Why is this topic so important, and what do you ultimately hope your findings will contribute to society and its future?
We are currently trapped in an era marked by crisis. Whilst the Covid-19 crisis has taken centre stage, it is merely one of several crises which are plaguing the nation. Let us not forget that we are also entrenched in a climate, ecological, social justice and economic crisis. Our survival hinges on us taking just and holistic actions now. We must not only decarbonise our energy system, we must also achieve a triple bottom line. Indeed, renewable energy projects need to improve access to clean energy, ameliorate the struggles of the energy poor and contribute to local development. My project is important because it will help unpack the role that community-based modes of energy citizenship can play in achieving this win-win-win scenario. As such, the findings can provide useful insight that can help shape the formation of future community-based citizenship arenas.
“Renewable energy projects need to improve access to clean energy, ameliorate the struggles of the energy poor and contribute to local development. My project is important because it will help unpack the role that community-based modes of energy citizenship can play in achieving this win-win-win scenario. “
Energy citizenship is an intriguing framework through which we can deconstruct community projects. In particular, whilst community projects have connotations of inclusivity, collaboration and solidarity, citizenship is an inherently exclusionary practice. Applying a citizenship framework will thus help foreground the patterns of inclusion, exclusion and privilege that are being metabolised to engender these heterogeneous participatory collectives. In this way, I hope to illustrate that there is no single normative blueprint to solving all of our crises. Multiple crises demand multiple solutions and multivalent forms of participation.
“Whilst community projects have connotations of inclusivity, collaboration and solidarity, citizenship is an inherently exclusionary practice.
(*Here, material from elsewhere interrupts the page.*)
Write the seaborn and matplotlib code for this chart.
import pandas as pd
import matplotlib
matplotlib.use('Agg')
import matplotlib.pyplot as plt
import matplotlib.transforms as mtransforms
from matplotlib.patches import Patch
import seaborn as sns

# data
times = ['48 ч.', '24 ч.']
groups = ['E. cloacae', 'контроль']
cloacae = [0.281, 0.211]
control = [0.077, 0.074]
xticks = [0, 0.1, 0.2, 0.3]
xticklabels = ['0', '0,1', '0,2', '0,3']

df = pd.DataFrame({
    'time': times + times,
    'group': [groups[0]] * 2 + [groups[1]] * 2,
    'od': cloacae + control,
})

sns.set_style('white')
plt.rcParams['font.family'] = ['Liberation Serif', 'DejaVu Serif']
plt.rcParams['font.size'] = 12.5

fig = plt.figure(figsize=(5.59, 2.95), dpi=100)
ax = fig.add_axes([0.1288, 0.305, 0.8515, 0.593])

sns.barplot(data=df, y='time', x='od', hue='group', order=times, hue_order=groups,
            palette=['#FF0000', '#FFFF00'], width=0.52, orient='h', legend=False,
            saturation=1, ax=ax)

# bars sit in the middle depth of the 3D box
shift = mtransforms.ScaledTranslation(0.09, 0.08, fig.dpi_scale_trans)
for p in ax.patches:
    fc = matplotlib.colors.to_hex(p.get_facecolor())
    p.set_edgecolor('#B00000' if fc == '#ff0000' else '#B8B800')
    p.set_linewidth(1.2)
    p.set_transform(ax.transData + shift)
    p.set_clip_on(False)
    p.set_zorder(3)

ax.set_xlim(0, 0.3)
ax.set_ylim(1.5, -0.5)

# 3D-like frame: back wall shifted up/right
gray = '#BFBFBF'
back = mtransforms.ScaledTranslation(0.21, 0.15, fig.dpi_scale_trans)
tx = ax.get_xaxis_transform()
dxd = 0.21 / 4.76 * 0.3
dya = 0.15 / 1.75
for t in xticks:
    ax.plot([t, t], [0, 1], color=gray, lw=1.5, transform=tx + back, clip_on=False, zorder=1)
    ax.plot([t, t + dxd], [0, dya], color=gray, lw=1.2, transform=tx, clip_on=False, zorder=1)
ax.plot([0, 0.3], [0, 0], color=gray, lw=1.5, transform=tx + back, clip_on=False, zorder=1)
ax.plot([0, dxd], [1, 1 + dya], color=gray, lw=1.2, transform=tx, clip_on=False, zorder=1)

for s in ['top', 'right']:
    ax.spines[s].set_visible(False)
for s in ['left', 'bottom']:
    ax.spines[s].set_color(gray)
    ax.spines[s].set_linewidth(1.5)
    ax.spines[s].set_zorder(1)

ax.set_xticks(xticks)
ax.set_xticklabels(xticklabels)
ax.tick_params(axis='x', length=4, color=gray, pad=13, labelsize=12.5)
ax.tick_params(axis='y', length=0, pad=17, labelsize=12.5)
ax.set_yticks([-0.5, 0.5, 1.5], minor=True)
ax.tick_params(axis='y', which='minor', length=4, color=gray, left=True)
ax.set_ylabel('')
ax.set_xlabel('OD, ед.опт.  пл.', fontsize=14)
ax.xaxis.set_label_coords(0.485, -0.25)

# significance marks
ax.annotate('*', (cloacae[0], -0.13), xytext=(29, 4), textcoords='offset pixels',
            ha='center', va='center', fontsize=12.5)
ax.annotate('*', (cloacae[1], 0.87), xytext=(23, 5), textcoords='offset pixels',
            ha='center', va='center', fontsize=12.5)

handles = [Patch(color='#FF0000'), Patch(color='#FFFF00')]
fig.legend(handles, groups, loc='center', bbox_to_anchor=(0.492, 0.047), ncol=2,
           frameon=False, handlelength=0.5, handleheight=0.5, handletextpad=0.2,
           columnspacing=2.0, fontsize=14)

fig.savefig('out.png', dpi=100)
Applying a citizenship framework will thus help foreground the patterns of inclusion, exclusion and privilege that are being metabolised to engender these heterogeneous participatory collectives.”
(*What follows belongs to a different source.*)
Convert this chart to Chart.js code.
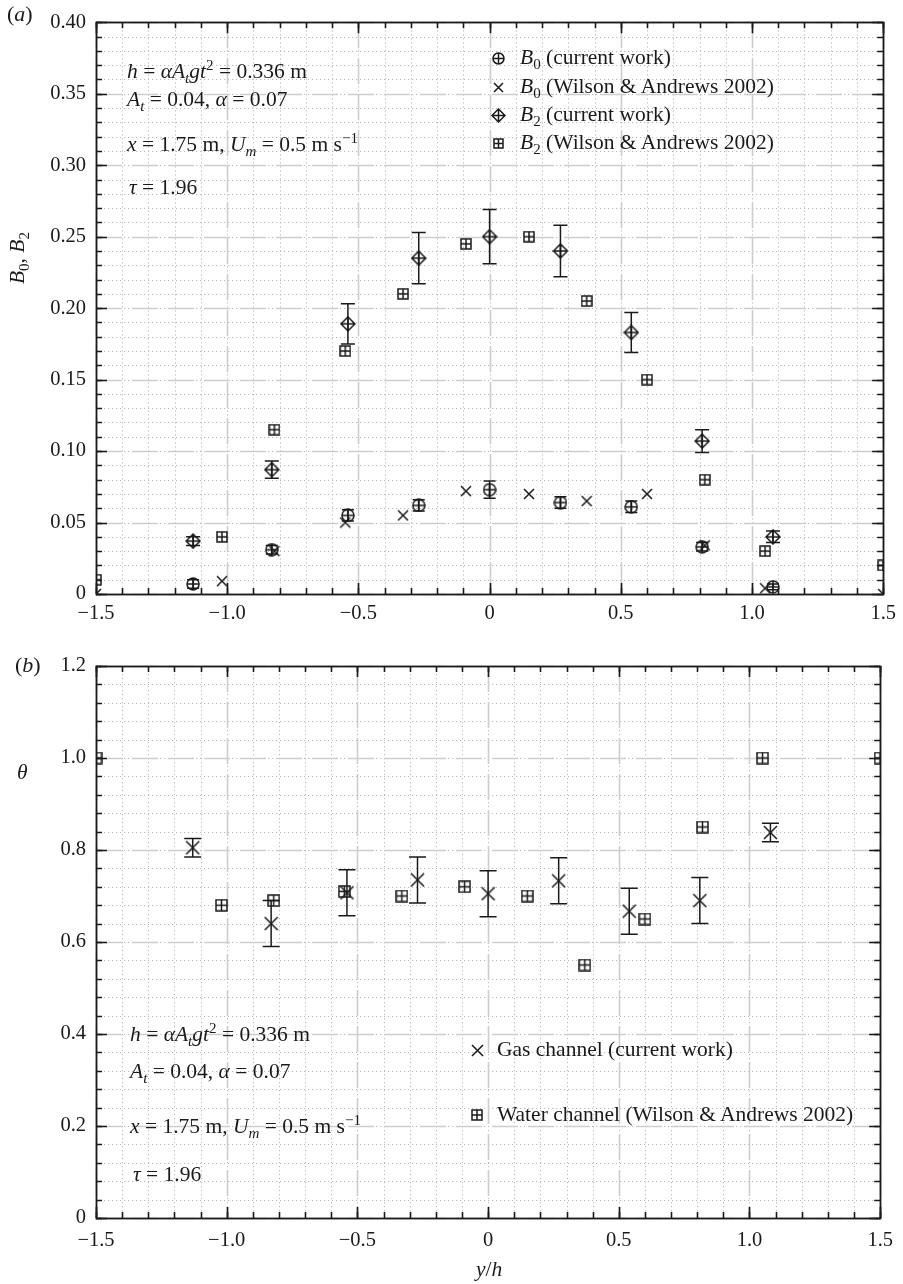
<!DOCTYPE html>
<html>
<head>
<meta charset="utf-8">
<script src="https://cdn.jsdelivr.net/npm/chart.js@4.4.0/dist/chart.umd.min.js"></script>
<style>
  body { margin: 0; background: #fff; }
  #page { position: relative; width: 903px; height: 1284px; overflow: hidden;
          font-family: "Liberation Serif", "Times New Roman", serif; color: #1a1a1a; }
  #page canvas.chart { position: absolute; left: 0; }
  .txt { position: absolute; font-size: 21.5px; line-height: 26px; white-space: nowrap; }
  .txt sub, .txt sup { font-size: 0.7em; line-height: 0; position: relative; vertical-align: baseline; }
  .txt sub { top: 0.35em; }
  .txt sup { top: -0.55em; }
  .mk { position: absolute; }
</style>
</head>
<body>
<div id="page">
  <canvas id="chartA" class="chart" width="903" height="640" style="top:0"></canvas>
  <canvas id="chartB" class="chart" width="903" height="644" style="top:640px"></canvas>

  <!-- panel (a) texts -->
  <div class="txt" style="left:7px;top:1px;font-size:22px">(<i>a</i>)</div>
  <div class="txt" style="left:-9px;top:245px;transform:rotate(-90deg)"><i>B</i><sub>0</sub>, <i>B</i><sub>2</sub></div>
  <div class="txt" style="left:127px;top:58px"><i>h</i> = <i>αA<sub>t</sub>gt</i><sup>2</sup> = 0.336 m</div>
  <div class="txt" style="left:127px;top:86px"><i>A<sub>t</sub></i> = 0.04, <i>α</i> = 0.07</div>
  <div class="txt" style="left:127px;top:131px"><i>x</i> = 1.75 m, <i>U<sub>m</sub></i> = 0.5 m s<sup>−1</sup></div>
  <div class="txt" style="left:129px;top:174px"><i>τ</i> = 1.96</div>

  <div class="txt" style="left:520px;top:44px"><i>B</i><sub>0</sub> (current work)</div>
  <div class="txt" style="left:520px;top:73px"><i>B</i><sub>0</sub> (Wilson &amp; Andrews 2002)</div>
  <div class="txt" style="left:520px;top:101px"><i>B</i><sub>2</sub> (current work)</div>
  <div class="txt" style="left:520px;top:129px"><i>B</i><sub>2</sub> (Wilson &amp; Andrews 2002)</div>

  <!-- panel (b) texts -->
  <div class="txt" style="left:15px;top:652px;font-size:22px">(<i>b</i>)</div>
  <div class="txt" style="left:17px;top:759px"><i>θ</i></div>
  <div class="txt" style="left:130px;top:1021px"><i>h</i> = <i>αA<sub>t</sub>gt</i><sup>2</sup> = 0.336 m</div>
  <div class="txt" style="left:130px;top:1058px"><i>A<sub>t</sub></i> = 0.04, <i>α</i> = 0.07</div>
  <div class="txt" style="left:130px;top:1113px"><i>x</i> = 1.75 m, <i>U<sub>m</sub></i> = 0.5 m s<sup>−1</sup></div>
  <div class="txt" style="left:133px;top:1161px"><i>τ</i> = 1.96</div>

  <div class="txt" style="left:497px;top:1036px">Gas channel (current work)</div>
  <div class="txt" style="left:497px;top:1101px">Water channel (Wilson &amp; Andrews 2002)</div>

  <div class="txt" style="left:476px;top:1256px"><i>y</i>/<i>h</i></div>
</div>

<script>
// Positions across the channel (y/h)
const curX = [-1.13, -0.83, -0.54, -0.27, 0, 0.27, 0.54, 0.81, 1.08];
const waX = [-1.5, -1.02, -0.82, -0.55, -0.33, -0.09, 0.15, 0.37, 0.6, 0.82, 1.05, 1.5];

// Panel (a)
const b0Cur = [0.007, 0.031, 0.055, 0.062, 0.073, 0.064, 0.061, 0.033, 0.005];
const b0CurErr = [0.003, 0.003, 0.004, 0.004, 0.006, 0.004, 0.004, 0.003, 0.002];
const b0Wa = [0, 0.009, 0.030, 0.050, 0.055, 0.072, 0.070, 0.065, 0.070, 0.034, 0.004, 0];
const b2Cur = [0.037, 0.087, 0.189, 0.235, 0.250, 0.240, 0.183, 0.107, 0.040];
const b2CurErr = [0.003, 0.006, 0.014, 0.018, 0.019, 0.018, 0.014, 0.008, 0.004];
const b2Wa = [0.010, 0.040, 0.115, 0.170, 0.210, 0.245, 0.250, 0.205, 0.150, 0.080, 0.030, 0.020];

// Panel (b)
const gasTheta = [0.805, 0.64, 0.707, 0.735, 0.705, 0.733, 0.667, 0.69, 0.838];
const gasErr = [0.02, 0.05, 0.05, 0.05, 0.05, 0.05, 0.05, 0.05, 0.02];
const waterTheta = [1.0, 0.68, 0.69, 0.71, 0.70, 0.72, 0.70, 0.55, 0.65, 0.85, 1.0, 1.0];

// Tick labels
const xTickVals = [-1.5, -1, -0.5, 0, 0.5, 1, 1.5];
const xTickLabels = ['\u22121.5', '\u22121.0', '\u22120.5', '0', '0.5', '1.0', '1.5'];
const yTickValsA = [0, 0.05, 0.1, 0.15, 0.2, 0.25, 0.3, 0.35, 0.4];
const yTickLabelsA = ['0', '0.05', '0.10', '0.15', '0.20', '0.25', '0.30', '0.35', '0.40'];
const yTickValsB = [0, 0.2, 0.4, 0.6, 0.8, 1.0, 1.2];
const yTickLabelsB = ['0', '0.2', '0.4', '0.6', '0.8', '1.0', '1.2'];

const INK = '#1a1a1a';

function pts(xs, ys) {
    return xs.map((x, i) => ({ x: x, y: ys[i] }));
}

// Marker glyphs drawn on small canvases, used as point styles
function makeMarker(kind, size) {
    const c = document.createElement('canvas');
    c.width = c.height = size;
    const g = c.getContext('2d');
    const m = size / 2;
    const r = size / 2 - 1;
    g.strokeStyle = INK;
    g.lineWidth = 1.5;
    g.beginPath();
    if (kind === 'circlePlus') {
        g.arc(m, m, r, 0, Math.PI * 2);
        g.moveTo(m - r, m); g.lineTo(m + r, m);
        g.moveTo(m, m - r); g.lineTo(m, m + r);
    } else if (kind === 'cross') {
        g.moveTo(m - r, m - r); g.lineTo(m + r, m + r);
        g.moveTo(m + r, m - r); g.lineTo(m - r, m + r);
    } else if (kind === 'diamondPlus') {
        g.moveTo(m, m - r); g.lineTo(m + r, m); g.lineTo(m, m + r); g.lineTo(m - r, m); g.closePath();
        g.moveTo(m - r, m); g.lineTo(m + r, m);
        g.moveTo(m, m - r); g.lineTo(m, m + r);
    } else if (kind === 'squarePlus') {
        g.rect(m - r, m - r, 2 * r, 2 * r);
        g.moveTo(m - r, m); g.lineTo(m + r, m);
        g.moveTo(m, m - r); g.lineTo(m, m + r);
    }
    g.stroke();
    return c;
}

// Legend markers as HTML canvases
function legendMarker(kind, size, cx, cy) {
    const c = makeMarker(kind, size);
    c.className = 'mk';
    c.style.left = (cx - size / 2) + 'px';
    c.style.top = (cy - size / 2) + 'px';
    document.getElementById('page').appendChild(c);
}

function stepsOf(s, step) {
    const n = Math.round((s.max - s.min) / step);
    const out = [];
    for (let i = 0; i <= n; i++) out.push(s.min + i * step);
    return out;
}

// Grid, error bars, frame and inward ticks
const framePlugin = {
    id: 'frame',
    beforeDatasetsDraw(chart, args, opts) {
        const { ctx, chartArea: a, scales: { x, y } } = chart;
        ctx.save();
        const vline = (v, dash, color, w) => {
            const px = Math.round(x.getPixelForValue(v)) + 0.5;
            ctx.strokeStyle = color; ctx.lineWidth = w; ctx.setLineDash(dash);
            ctx.beginPath(); ctx.moveTo(px, a.top); ctx.lineTo(px, a.bottom); ctx.stroke();
        };
        const hline = (v, dash, color, w) => {
            const py = Math.round(y.getPixelForValue(v)) + 0.5;
            ctx.strokeStyle = color; ctx.lineWidth = w; ctx.setLineDash(dash);
            ctx.beginPath(); ctx.moveTo(a.left, py); ctx.lineTo(a.right, py); ctx.stroke();
        };
        stepsOf(x, opts.xMinor).forEach(v => vline(v, [1.2, 2.8], '#b8b8b8', 1));
        stepsOf(y, opts.yMinor).forEach(v => hline(v, [1.2, 2.8], '#b8b8b8', 1));
        stepsOf(x, opts.xMajor).forEach(v => vline(v, [26, 10], '#cdcdcd', 1.6));
        stepsOf(y, opts.yMajor).forEach(v => hline(v, [26, 10], '#cdcdcd', 1.6));

        // error bars
        ctx.setLineDash([]);
        ctx.strokeStyle = INK;
        ctx.lineWidth = 1.5;
        chart.data.datasets.forEach(ds => {
            if (!ds.errors) return;
            ds.data.forEach((p, i) => {
                const e = ds.errors[i];
                const px = x.getPixelForValue(p.x);
                const y1 = y.getPixelForValue(p.y + e);
                const y2 = y.getPixelForValue(p.y - e);
                const c = ds.capHalf;
                ctx.beginPath();
                ctx.moveTo(px, y1); ctx.lineTo(px, y2);
                ctx.moveTo(px - c, y1); ctx.lineTo(px + c, y1);
                ctx.moveTo(px - c, y2); ctx.lineTo(px + c, y2);
                ctx.stroke();
            });
        });
        ctx.restore();
    },
    afterDatasetsDraw(chart, args, opts) {
        const { ctx, chartArea: a, scales: { x, y } } = chart;
        ctx.save();
        ctx.strokeStyle = INK;
        ctx.lineWidth = 1.6;
        ctx.setLineDash([]);
        const drawX = (step, len) => stepsOf(x, step).forEach(v => {
            const px = Math.round(x.getPixelForValue(v)) + 0.5;
            ctx.beginPath();
            ctx.moveTo(px, a.bottom); ctx.lineTo(px, a.bottom - len);
            ctx.moveTo(px, a.top); ctx.lineTo(px, a.top + len);
            ctx.stroke();
        });
        const drawY = (step, len) => stepsOf(y, step).forEach(v => {
            const py = Math.round(y.getPixelForValue(v)) + 0.5;
            ctx.beginPath();
            ctx.moveTo(a.left, py); ctx.lineTo(a.left + len, py);
            ctx.moveTo(a.right, py); ctx.lineTo(a.right - len, py);
            ctx.stroke();
        });
        drawX(opts.xMinor, 6);
        drawX(opts.xMajor, 11);
        drawY(opts.yMinor, 6);
        drawY(opts.yMajor, 11);
        ctx.lineWidth = 1.8;
        ctx.strokeRect(Math.round(a.left) + 0.5, Math.round(a.top) + 0.5,
            Math.round(a.right - a.left), Math.round(a.bottom - a.top));
        ctx.restore();
    }
};

function makeOptions(yMax, yVals, yLabels, yMinor, yMajor, pad, xHeight, xPad) {
    return {
        responsive: false,
        animation: false,
        events: [],
        layout: { padding: pad },
        plugins: {
            legend: { display: false },
            tooltip: { enabled: false },
            frame: { xMinor: 0.1, xMajor: 0.5, yMinor: yMinor, yMajor: yMajor }
        },
        scales: {
            x: {
                type: 'linear',
                min: -1.5,
                max: 1.5,
                grid: { display: false, drawTicks: false },
                border: { display: false },
                afterBuildTicks: s => { s.ticks = xTickVals.map(v => ({ value: v })); },
                afterFit: s => { s.height = xHeight; },
                ticks: {
                    autoSkip: false,
                    maxRotation: 0,
                    padding: xPad,
                    color: INK,
                    font: { family: '"Liberation Serif", serif', size: 20.5 },
                    callback: (v, i) => xTickLabels[i]
                }
            },
            y: {
                type: 'linear',
                min: 0,
                max: yMax,
                grid: { display: false, drawTicks: false },
                border: { display: false },
                afterBuildTicks: s => { s.ticks = yVals.map(v => ({ value: v })); },
                afterFit: s => { s.width = 96; },
                ticks: {
                    autoSkip: false,
                    padding: 10,
                    color: INK,
                    font: { family: '"Liberation Serif", serif', size: 20.5 },
                    callback: (v, i) => yLabels[i]
                }
            }
        }
    };
}

function initChartA() {
    const mCircle = makeMarker('circlePlus', 14);
    const mCross = makeMarker('cross', 12);
    const mDiamond = makeMarker('diamondPlus', 16);
    const mSquare = makeMarker('squarePlus', 12);
    new Chart(document.getElementById('chartA'), {
        type: 'scatter',
        data: {
            datasets: [
                { label: 'B0 (current work)', data: pts(curX, b0Cur), errors: b0CurErr, capHalf: 6, pointStyle: mCircle },
                { label: 'B0 (Wilson & Andrews 2002)', data: pts(waX, b0Wa), pointStyle: mCross },
                { label: 'B2 (current work)', data: pts(curX, b2Cur), errors: b2CurErr, capHalf: 7, pointStyle: mDiamond },
                { label: 'B2 (Wilson & Andrews 2002)', data: pts(waX, b2Wa), pointStyle: mSquare }
            ]
        },
        options: makeOptions(0.4, yTickValsA, yTickLabelsA, 0.01, 0.05,
            { top: 15, right: 17, left: 0, bottom: 0 }, 46, 7),
        plugins: [framePlugin]
    });
    legendMarker('circlePlus', 13, 498, 58);
    legendMarker('cross', 11, 498, 87);
    legendMarker('diamondPlus', 15, 498, 115);
    legendMarker('squarePlus', 11, 498, 143);
}

function initChartB() {
    const mCross = makeMarker('cross', 15);
    const mSquare = makeMarker('squarePlus', 13);
    new Chart(document.getElementById('chartB'), {
        type: 'scatter',
        data: {
            datasets: [
                { label: 'Gas channel (current work)', data: pts(curX, gasTheta), errors: gasErr, capHalf: 8.5, pointStyle: mCross },
                { label: 'Water channel (Wilson & Andrews 2002)', data: pts(waX, waterTheta), pointStyle: mSquare }
            ]
        },
        options: makeOptions(1.2, yTickValsB, yTickLabelsB, 0.04, 0.2,
            { top: 26, right: 17, left: 0, bottom: 0 }, 66, 10),
        plugins: [framePlugin]
    });
    legendMarker('cross', 13, 477, 1050);
    legendMarker('squarePlus', 12, 477, 1115);
}

initChartA();
initChartB();
</script>
</body>
</html>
What about the Sydney Environment Institute made you interested in completing an Honours Fellowship with us?
I subscribed to the SEI newsletter during my first undergraduate year. Since then, I have read several SEI articles and I have always been impressed by the intellectual rigour and eloquence of the SEI academics. I knew that I wanted to approach my Honours project with the same level of sophistication and insight. In particular, I want to push the boundaries, fill the gaps, foreground the marginalised and critique the injustices. SEI will provide the network and support I need to achieve all of these goals. Truthfully, it almost seems surreal that I will now get to engage with the very academics whose work I have admired for years.
Further, as a law and science student, I am well aware of the importance of not siloing oneself into a specific discipline or subscribing to a particular epistemology. As such, I have always been drawn towards SEI’s ethos of providing a transdisciplinary research environment. Through immersing myself in this environment, I hope that I can identify gaps in my knowledge and undertake a more nuanced, creative and critical approach to my research. I am incredibly excited and grateful to be a part of the SEI community, and I look forward to participating in the SEI events and interacting with the SEI members.
Judita Hudson holds a Bachelor of Science, majoring in Environmental Studies, and is currently undertaking her Honours with the School of Geosciences. After completing her Honours, Judita will resume her Bachelor of Laws at the University of Sydney. Judita’s research interests include deconstructing environmental injustices and patterns of uneven development. These interests have shaped her thesis which will explore the role that community energy projects can play in addressing energy poverty in NSW.